BEGIN Dataset rows

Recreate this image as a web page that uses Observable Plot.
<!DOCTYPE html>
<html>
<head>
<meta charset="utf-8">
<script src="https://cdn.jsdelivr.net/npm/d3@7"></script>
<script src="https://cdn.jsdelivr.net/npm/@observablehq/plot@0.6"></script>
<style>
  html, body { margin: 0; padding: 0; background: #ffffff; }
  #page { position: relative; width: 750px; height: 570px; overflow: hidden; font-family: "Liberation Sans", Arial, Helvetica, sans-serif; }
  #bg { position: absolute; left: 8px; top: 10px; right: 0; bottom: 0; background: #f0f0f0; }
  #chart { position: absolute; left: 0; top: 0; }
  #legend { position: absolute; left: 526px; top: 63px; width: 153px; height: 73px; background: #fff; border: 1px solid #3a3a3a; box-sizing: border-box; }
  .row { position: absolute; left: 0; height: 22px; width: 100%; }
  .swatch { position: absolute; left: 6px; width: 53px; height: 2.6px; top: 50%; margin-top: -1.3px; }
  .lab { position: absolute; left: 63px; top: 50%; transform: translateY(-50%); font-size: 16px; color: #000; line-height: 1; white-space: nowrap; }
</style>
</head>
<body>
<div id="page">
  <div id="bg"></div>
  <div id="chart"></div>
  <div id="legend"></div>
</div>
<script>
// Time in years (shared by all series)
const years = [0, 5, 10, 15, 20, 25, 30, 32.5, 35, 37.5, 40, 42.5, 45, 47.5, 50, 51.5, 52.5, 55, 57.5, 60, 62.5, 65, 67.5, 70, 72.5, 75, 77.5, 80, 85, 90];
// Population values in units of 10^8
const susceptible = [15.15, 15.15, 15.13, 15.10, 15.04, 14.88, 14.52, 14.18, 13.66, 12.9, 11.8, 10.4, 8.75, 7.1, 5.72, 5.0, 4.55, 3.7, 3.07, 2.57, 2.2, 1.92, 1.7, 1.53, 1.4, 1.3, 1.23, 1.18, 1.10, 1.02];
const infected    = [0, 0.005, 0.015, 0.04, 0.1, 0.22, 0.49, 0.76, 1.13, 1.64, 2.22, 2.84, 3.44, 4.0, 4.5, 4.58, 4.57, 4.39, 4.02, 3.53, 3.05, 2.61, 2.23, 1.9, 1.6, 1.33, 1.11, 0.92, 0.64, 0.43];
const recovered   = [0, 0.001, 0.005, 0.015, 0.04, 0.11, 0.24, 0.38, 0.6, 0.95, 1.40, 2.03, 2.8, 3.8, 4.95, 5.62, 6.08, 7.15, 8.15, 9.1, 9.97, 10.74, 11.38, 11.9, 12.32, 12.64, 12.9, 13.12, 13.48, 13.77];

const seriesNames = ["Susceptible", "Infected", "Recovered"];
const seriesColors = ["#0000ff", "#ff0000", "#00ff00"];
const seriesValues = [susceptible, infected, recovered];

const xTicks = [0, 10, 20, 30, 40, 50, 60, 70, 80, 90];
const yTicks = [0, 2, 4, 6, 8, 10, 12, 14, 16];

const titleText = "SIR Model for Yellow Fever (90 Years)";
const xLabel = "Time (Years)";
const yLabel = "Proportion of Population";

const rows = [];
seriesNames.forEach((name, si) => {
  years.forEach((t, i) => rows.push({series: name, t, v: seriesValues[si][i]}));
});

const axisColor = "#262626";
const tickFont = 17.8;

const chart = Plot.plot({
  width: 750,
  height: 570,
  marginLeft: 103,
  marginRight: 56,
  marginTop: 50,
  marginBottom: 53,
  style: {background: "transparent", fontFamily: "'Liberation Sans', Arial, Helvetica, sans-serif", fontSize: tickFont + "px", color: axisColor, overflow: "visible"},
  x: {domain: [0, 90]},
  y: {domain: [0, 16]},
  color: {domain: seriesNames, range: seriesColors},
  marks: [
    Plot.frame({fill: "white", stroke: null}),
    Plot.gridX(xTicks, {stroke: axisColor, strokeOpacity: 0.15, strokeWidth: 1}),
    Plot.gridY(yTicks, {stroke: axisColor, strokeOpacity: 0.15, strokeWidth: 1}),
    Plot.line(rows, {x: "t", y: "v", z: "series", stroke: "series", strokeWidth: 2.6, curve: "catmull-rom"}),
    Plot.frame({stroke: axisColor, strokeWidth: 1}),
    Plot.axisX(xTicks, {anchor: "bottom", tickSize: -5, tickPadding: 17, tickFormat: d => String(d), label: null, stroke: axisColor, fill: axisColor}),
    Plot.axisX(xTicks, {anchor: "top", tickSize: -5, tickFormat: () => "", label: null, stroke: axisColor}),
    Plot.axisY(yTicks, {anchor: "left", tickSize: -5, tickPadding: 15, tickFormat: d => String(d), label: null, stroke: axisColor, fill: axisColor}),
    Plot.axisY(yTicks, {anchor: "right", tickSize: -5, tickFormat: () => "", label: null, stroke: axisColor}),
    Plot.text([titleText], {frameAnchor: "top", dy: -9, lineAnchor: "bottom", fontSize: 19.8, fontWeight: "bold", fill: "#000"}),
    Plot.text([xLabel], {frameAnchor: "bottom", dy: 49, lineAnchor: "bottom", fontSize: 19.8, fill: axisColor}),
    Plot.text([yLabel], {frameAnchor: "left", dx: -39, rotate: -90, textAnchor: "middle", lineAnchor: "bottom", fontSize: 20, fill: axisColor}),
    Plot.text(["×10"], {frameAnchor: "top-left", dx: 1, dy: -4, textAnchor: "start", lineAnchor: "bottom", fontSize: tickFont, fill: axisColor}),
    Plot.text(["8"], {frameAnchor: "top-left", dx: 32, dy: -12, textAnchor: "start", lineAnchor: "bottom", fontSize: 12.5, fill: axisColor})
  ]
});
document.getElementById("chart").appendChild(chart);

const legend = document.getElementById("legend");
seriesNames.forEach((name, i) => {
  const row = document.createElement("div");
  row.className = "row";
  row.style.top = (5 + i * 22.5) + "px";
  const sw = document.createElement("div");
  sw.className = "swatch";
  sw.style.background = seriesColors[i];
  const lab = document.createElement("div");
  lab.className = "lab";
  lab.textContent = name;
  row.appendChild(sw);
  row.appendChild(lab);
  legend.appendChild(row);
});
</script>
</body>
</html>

END Dataset rows
BEGIN Dataset rows

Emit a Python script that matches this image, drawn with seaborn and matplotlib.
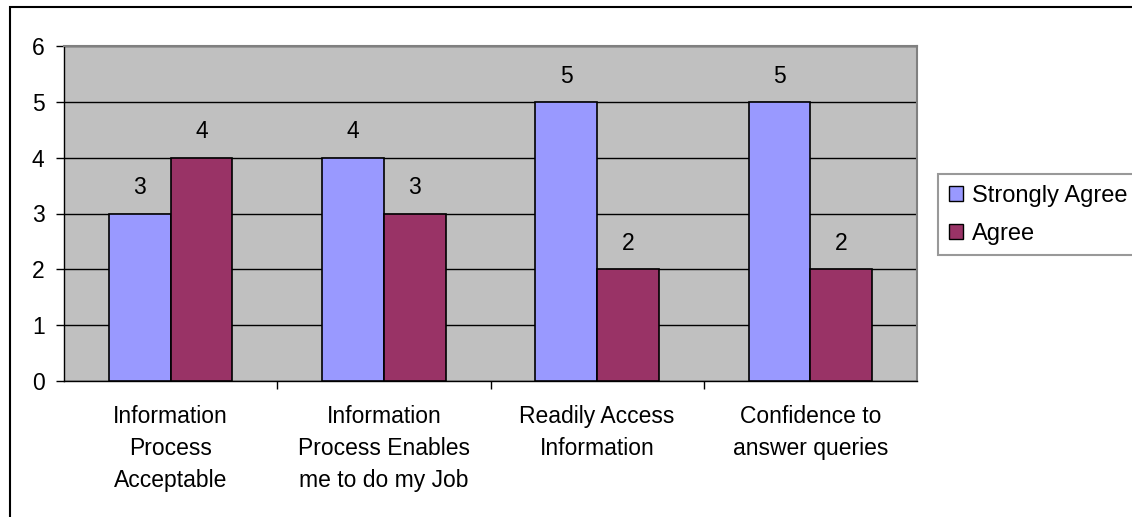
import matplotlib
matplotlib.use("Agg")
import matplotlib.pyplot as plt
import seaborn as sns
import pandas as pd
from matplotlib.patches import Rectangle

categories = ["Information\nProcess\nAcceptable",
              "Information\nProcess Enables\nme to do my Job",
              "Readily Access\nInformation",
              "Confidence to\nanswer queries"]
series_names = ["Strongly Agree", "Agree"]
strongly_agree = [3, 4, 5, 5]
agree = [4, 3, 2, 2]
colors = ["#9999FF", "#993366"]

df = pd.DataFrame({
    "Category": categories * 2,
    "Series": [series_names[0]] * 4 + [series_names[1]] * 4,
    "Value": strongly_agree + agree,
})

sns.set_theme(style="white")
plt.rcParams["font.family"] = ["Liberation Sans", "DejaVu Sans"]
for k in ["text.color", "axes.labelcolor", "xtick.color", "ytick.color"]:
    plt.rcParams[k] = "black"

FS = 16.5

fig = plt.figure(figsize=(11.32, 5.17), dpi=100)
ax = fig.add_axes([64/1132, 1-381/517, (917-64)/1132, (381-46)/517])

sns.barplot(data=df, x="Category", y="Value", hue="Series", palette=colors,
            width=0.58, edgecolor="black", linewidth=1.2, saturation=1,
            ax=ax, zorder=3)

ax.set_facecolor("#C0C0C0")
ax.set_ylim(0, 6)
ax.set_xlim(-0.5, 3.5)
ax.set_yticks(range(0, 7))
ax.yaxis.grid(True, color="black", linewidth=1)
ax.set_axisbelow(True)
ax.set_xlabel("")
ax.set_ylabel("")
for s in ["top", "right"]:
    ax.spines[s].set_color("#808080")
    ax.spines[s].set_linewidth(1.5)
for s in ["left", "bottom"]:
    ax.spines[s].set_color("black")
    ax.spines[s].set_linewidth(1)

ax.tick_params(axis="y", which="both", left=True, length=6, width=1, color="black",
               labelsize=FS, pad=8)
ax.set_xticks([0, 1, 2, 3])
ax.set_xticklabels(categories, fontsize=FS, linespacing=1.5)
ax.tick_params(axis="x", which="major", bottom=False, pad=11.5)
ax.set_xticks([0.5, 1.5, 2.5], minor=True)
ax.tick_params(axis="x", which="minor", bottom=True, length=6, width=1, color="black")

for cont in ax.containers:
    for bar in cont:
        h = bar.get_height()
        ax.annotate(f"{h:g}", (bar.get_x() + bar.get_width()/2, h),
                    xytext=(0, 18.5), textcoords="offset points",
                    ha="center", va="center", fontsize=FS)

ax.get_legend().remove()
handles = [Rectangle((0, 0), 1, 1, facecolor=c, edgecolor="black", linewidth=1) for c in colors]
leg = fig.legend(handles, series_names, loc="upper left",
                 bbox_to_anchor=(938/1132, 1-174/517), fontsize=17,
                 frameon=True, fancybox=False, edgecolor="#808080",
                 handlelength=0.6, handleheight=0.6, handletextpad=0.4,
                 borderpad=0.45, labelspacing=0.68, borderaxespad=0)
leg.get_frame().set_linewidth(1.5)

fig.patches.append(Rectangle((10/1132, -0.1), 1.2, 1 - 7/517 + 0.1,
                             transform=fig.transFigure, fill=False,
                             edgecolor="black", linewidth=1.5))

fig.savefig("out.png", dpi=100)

END Dataset rows

Directions for this task: Pictures excluded, give again exactly and only the lines of the material above from the line with "Emit a Python" through the line with "from matplotlib.patches import Rectangle".

Result:
Emit a Python script that matches this image, drawn with seaborn and matplotlib.
import matplotlib
matplotlib.use("Agg")
import matplotlib.pyplot as plt
import seaborn as sns
import pandas as pd
from matplotlib.patches import Rectangle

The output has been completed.